Among the curious details of the spectacular robbery at the Louvre Museum, which took place last Sunday, one figure has made the rounds of the world: a man with an umbrella, fedora hat, dark coat and beige vest, photographed a few hours after the event at the crime scene.
His upright posture, old-fashioned elegance, and contrast with the two tired policemen leaning on the patrol car immediately made his figure iconic.
Journalist Melissa Chen, a contributor to the British magazine The Spectator, published the photo on the "X" platform, introducing him as "a French detective investigating the stolen jewelry case."
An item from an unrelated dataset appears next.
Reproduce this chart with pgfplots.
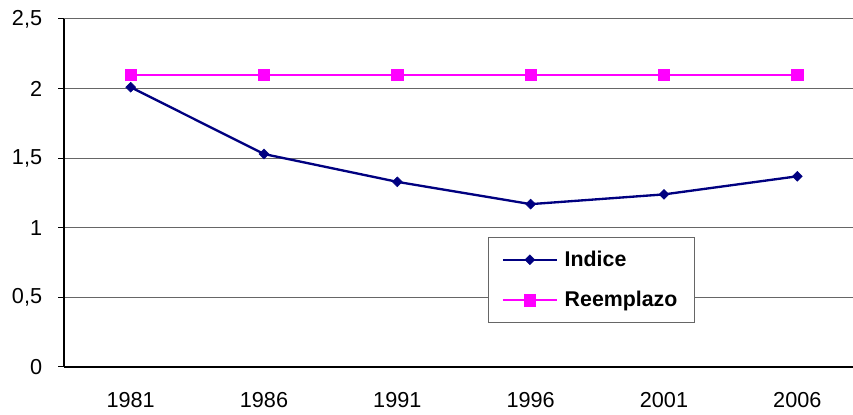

A flood of memes and jokes about the “typical French detective” erupted on social media, with references to the classic film “Inspector Clouseau.” Chen himself wrote with irony: “ A real photo (not created by artificial intelligence!) of a French detective working on a jewelry case. He looks like he’s smoking a cigarette, even though he has nothing in his hand. But to solve the case, we need a tired, divorced, hated by his colleagues investigator, not someone who wears a fedora hat without any irony .”
The post went viral, with millions of views and thousands of reactions. Users began searching for the identity of the "mystery man", comically speculating that it could be "Alain Delon or Jean-Paul Belmondo resurrected".
But on Thursday, the mystery was over. Thibault Camus, an Associated Press photographer and the author of the image, clarified that the man was not a detective, nor a well-known figure: “I don’t know him, I don’t know if he’s French. Maybe a tourist. Maybe English. He was just a passerby.”
So, neither a secret agent nor a film investigator, just a man who stopped in the wrong place, at the right moment.
But as is often the case in the internet age, a hat and a unique attitude are enough to create a legend.